━━━ Working data

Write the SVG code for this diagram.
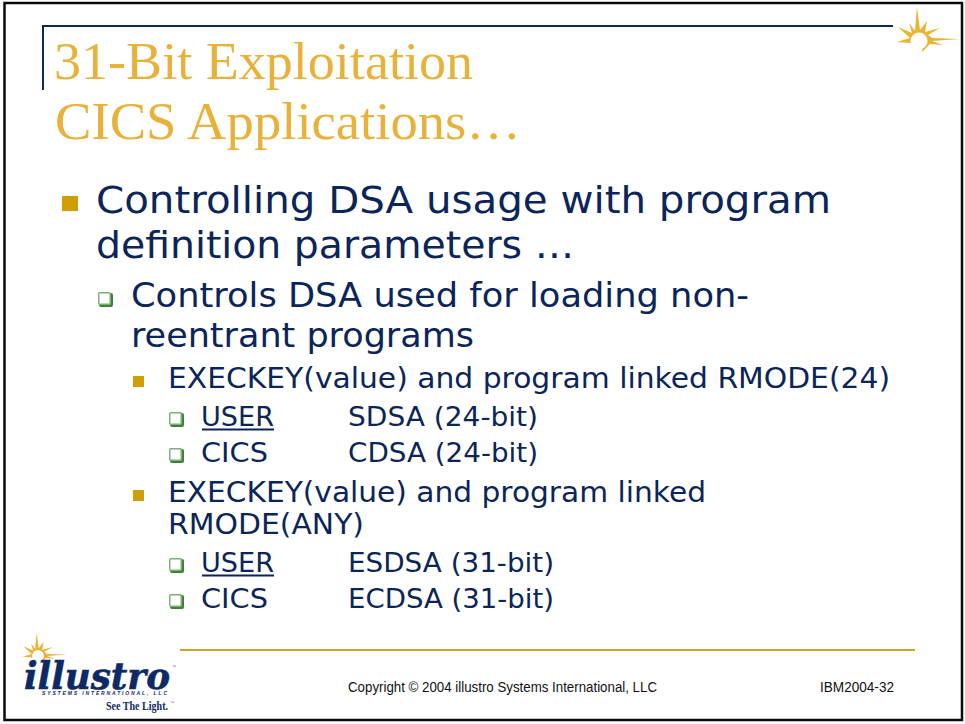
<svg xmlns="http://www.w3.org/2000/svg" width="965" height="724" viewBox="0 0 965 724">
<style>
.t{font-family:"Liberation Serif","DejaVu Serif",serif;font-size:52px;fill:#e8b23a}
.b{font-family:"DejaVu Sans",Verdana,sans-serif;fill:#0b2558}
.l1{font-size:38px}.l2{font-size:33px}.l3{font-size:29px}.l4{font-size:27px}
.f{font-family:"Liberation Sans",Arial,sans-serif;font-size:14px;fill:#111}
.sq{fill:#cf9d05}
.hb{fill:#fff;stroke:#7fae7b;stroke-width:1.500}
.hs{fill:#3c8433}
.sun{fill:#ecb233}
</style>
<defs>
<g id="hollow"><rect class="hs" x="1" y="1" width="14" height="14" rx="2"/><rect class="hb" x="0.750" y="0.750" width="11.500" height="11.500" rx="1"/></g>
<g id="star">
<polygon class="sun" points="-22,1 -9,-3 -21,-14 -7,-8 -10,-18 -4,-10 -2,-34 1,-11 8,-20 6,-9 21,-13 9,-6 13,-3 41,-2 13,0 24,4 11,3 3,11 4,2 -8,2"/>
<circle cx="0" cy="0" r="8.500" fill="#fff"/>
</g>
</defs>
<rect width="965" height="724" fill="#fff"/>
<rect id="frame" x="4.500" y="3" width="957.500" height="717" fill="none" stroke="#0a0a0a" stroke-width="2.500"/>
<g id="decor">
<path d="M43 90V26H893" fill="none" stroke="#12294f" stroke-width="2"/>
<path d="M180 650H915" fill="none" stroke="#d2a32a" stroke-width="2"/>
<use href="#star" transform="translate(919,41)"/>
<use href="#star" transform="translate(38,656) scale(.7)"/>
</g>
<g id="title">
<text class="t" x="54" y="79" textLength="419" lengthAdjust="spacingAndGlyphs">31-Bit Exploitation</text>
<text class="t" x="55" y="139" textLength="466" lengthAdjust="spacingAndGlyphs">CICS Applications…</text>
</g>
<g id="body">
<rect class="sq" x="62" y="196" width="16" height="15"/>
<text class="b l1" x="96" y="213" textLength="735" lengthAdjust="spacingAndGlyphs">Controlling DSA usage with program</text>
<text class="b l1" x="96" y="258" textLength="478" lengthAdjust="spacingAndGlyphs">definition parameters …</text>
<use href="#hollow" x="98" y="292"/>
<text class="b l2" x="131" y="307" textLength="618" lengthAdjust="spacingAndGlyphs">Controls DSA used for loading non-</text>
<text class="b l2" x="131" y="347" textLength="343" lengthAdjust="spacingAndGlyphs">reentrant programs</text>
<rect class="sq" x="133" y="376" width="11" height="11"/>
<text class="b l3" x="168" y="388" textLength="722" lengthAdjust="spacingAndGlyphs">EXECKEY(value) and program linked RMODE(24)</text>
<use href="#hollow" x="169" y="412"/>
<text class="b l4" x="201" y="426" textLength="73" lengthAdjust="spacingAndGlyphs">USER</text>
<rect class="b" x="202" y="428.500" width="72" height="2"/>
<text class="b l4" x="348" y="426" textLength="190" lengthAdjust="spacingAndGlyphs">SDSA (24-bit)</text>
<use href="#hollow" x="169" y="448"/>
<text class="b l4" x="201" y="462" textLength="67" lengthAdjust="spacingAndGlyphs">CICS</text>
<text class="b l4" x="348" y="462" textLength="190" lengthAdjust="spacingAndGlyphs">CDSA (24-bit)</text>
<rect class="sq" x="133" y="490" width="11" height="11"/>
<text class="b l3" x="168" y="502" textLength="538" lengthAdjust="spacingAndGlyphs">EXECKEY(value) and program linked</text>
<text class="b l3" x="168" y="534" textLength="196" lengthAdjust="spacingAndGlyphs">RMODE(ANY)</text>
<use href="#hollow" x="169" y="558"/>
<text class="b l4" x="201" y="572" textLength="73" lengthAdjust="spacingAndGlyphs">USER</text>
<rect class="b" x="202" y="574.500" width="72" height="2"/>
<text class="b l4" x="348" y="572" textLength="206" lengthAdjust="spacingAndGlyphs">ESDSA (31-bit)</text>
<use href="#hollow" x="169" y="594"/>
<text class="b l4" x="201" y="608" textLength="67" lengthAdjust="spacingAndGlyphs">CICS</text>
<text class="b l4" x="348" y="608" textLength="206" lengthAdjust="spacingAndGlyphs">ECDSA (31-bit)</text>
</g>
<g id="footer">
<text class="f" x="348" y="692" textLength="309" lengthAdjust="spacingAndGlyphs">Copyright © 2004 illustro Systems International, LLC</text>
<text class="f" x="820" y="692" textLength="74" lengthAdjust="spacingAndGlyphs">IBM2004-32</text>
</g>
<g id="logo">
<text x="24" y="689" font-family="'DejaVu Serif',serif" font-weight="700" font-style="italic" font-size="38" fill="#0e2a66" stroke="#0e2a66" stroke-width=".6" textLength="146" lengthAdjust="spacingAndGlyphs">illustro</text>
<text x="172" y="668" font-family="'Liberation Sans',sans-serif" font-size="4" fill="#556">™</text>
<text x="42" y="695" font-family="'Liberation Sans',sans-serif" font-weight="700" font-style="italic" font-size="5" fill="#0e2a66" textLength="125" lengthAdjust="spacing">SYSTEMS INTERNATIONAL, LLC</text>
<text x="106" y="710" font-family="'Liberation Serif',serif" font-weight="700" font-size="12" fill="#0e2a66" textLength="62" lengthAdjust="spacingAndGlyphs">See The Light.</text>
<text x="170" y="704" font-family="'Liberation Sans',sans-serif" font-size="4" fill="#556">™</text>
</g>
</svg>
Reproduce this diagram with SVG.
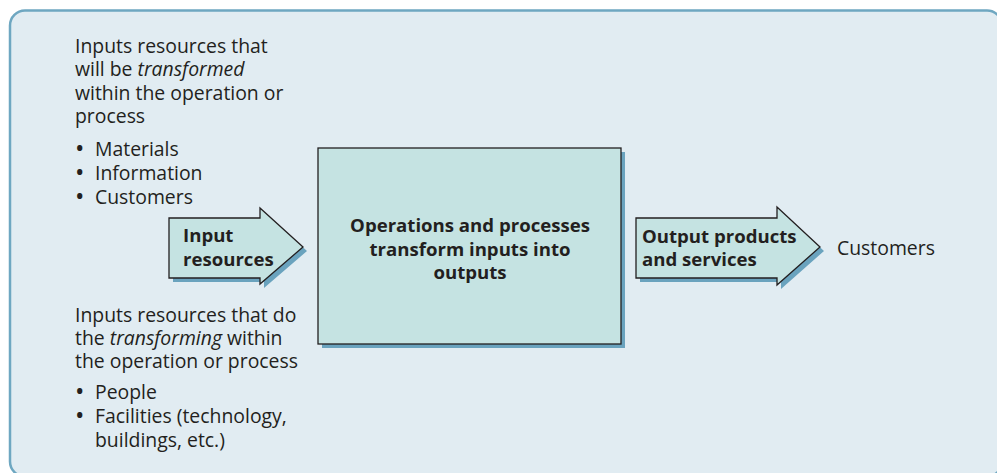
<svg xmlns="http://www.w3.org/2000/svg" width="997" height="473" viewBox="0 0 997 473">
<style>
.t{font-family:"Open Sans","Noto Sans","Liberation Sans",sans-serif;font-size:19.4px;fill:#231f20}
.b{font-family:"Open Sans","Noto Sans","Liberation Sans",sans-serif;font-size:18.6px;font-weight:bold;fill:#231f20}
.bl{font-size:25px}
.shape{fill:#c5e3e2;stroke:#231f20;stroke-width:1.3}
.shadow{fill:#6aa3be}
</style>
<defs>
<path id="arrowIn" d="M169,218 H260 V208 L303,247 L260,284 V278 H169 Z"/>
<path id="arrowOut" d="M636,218 H777 V207 L820,247 L777,285 V278 H636 Z"/>
</defs>
<rect x="10" y="10.5" width="992" height="466" rx="15" fill="#e1ecf2" stroke="#6ea7c1" stroke-width="2.5"/>
<g id="transformed-inputs">
<text class="t"><tspan x="75" y="52.5">Inputs resources that</tspan><tspan x="75" y="76">will be </tspan><tspan font-style="italic">transformed</tspan><tspan x="75" y="99.5">within the operation or</tspan><tspan x="75" y="123">process</tspan><tspan class="bl" x="75" y="157">•</tspan><tspan x="95" y="156">Materials</tspan><tspan class="bl" x="75" y="181">•</tspan><tspan x="95" y="180">Information</tspan><tspan class="bl" x="75" y="205">•</tspan><tspan x="95" y="204">Customers</tspan></text>
</g>
<g id="transforming-inputs">
<text class="t"><tspan x="75" y="322">Inputs resources that do</tspan><tspan x="75" y="345">the </tspan><tspan font-style="italic">transforming</tspan><tspan> within</tspan><tspan x="75" y="368">the operation or process</tspan><tspan class="bl" x="75" y="400">•</tspan><tspan x="95" y="399">People</tspan><tspan class="bl" x="75" y="423.5">•</tspan><tspan x="95" y="422.5">Facilities (technology,</tspan><tspan x="95" y="446.5">buildings, etc.)</tspan></text>
</g>
<g id="connectors">
<g id="input-resources">
<use href="#arrowIn" class="shadow" transform="translate(4,4)"/>
<use href="#arrowIn" class="shape"/>
<text class="b"><tspan x="183" y="242">Input</tspan><tspan x="183" y="266">resources</tspan></text>
</g>
<g id="output-products">
<use href="#arrowOut" class="shadow" transform="translate(4,4)"/>
<use href="#arrowOut" class="shape"/>
<text class="b"><tspan x="642" y="243">Output products</tspan><tspan x="642" y="266">and services</tspan></text>
</g>
</g>
<g id="operations">
<rect x="322" y="152" width="303" height="196" class="shadow"/>
<rect x="318" y="148" width="303" height="196" class="shape"/>
<text class="b" text-anchor="middle"><tspan x="470" y="232">Operations and processes</tspan><tspan x="470" y="256">transform inputs into</tspan><tspan x="470" y="279">outputs</tspan></text>
</g>
<g id="customers">
<text class="t" x="837" y="255">Customers</text>
</g>
</svg>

━━━━━━

== Problem details ==
Pull out all lines containing "this".

== Problem solution ==
Write the SVG code for this diagram.
Reproduce this diagram with SVG.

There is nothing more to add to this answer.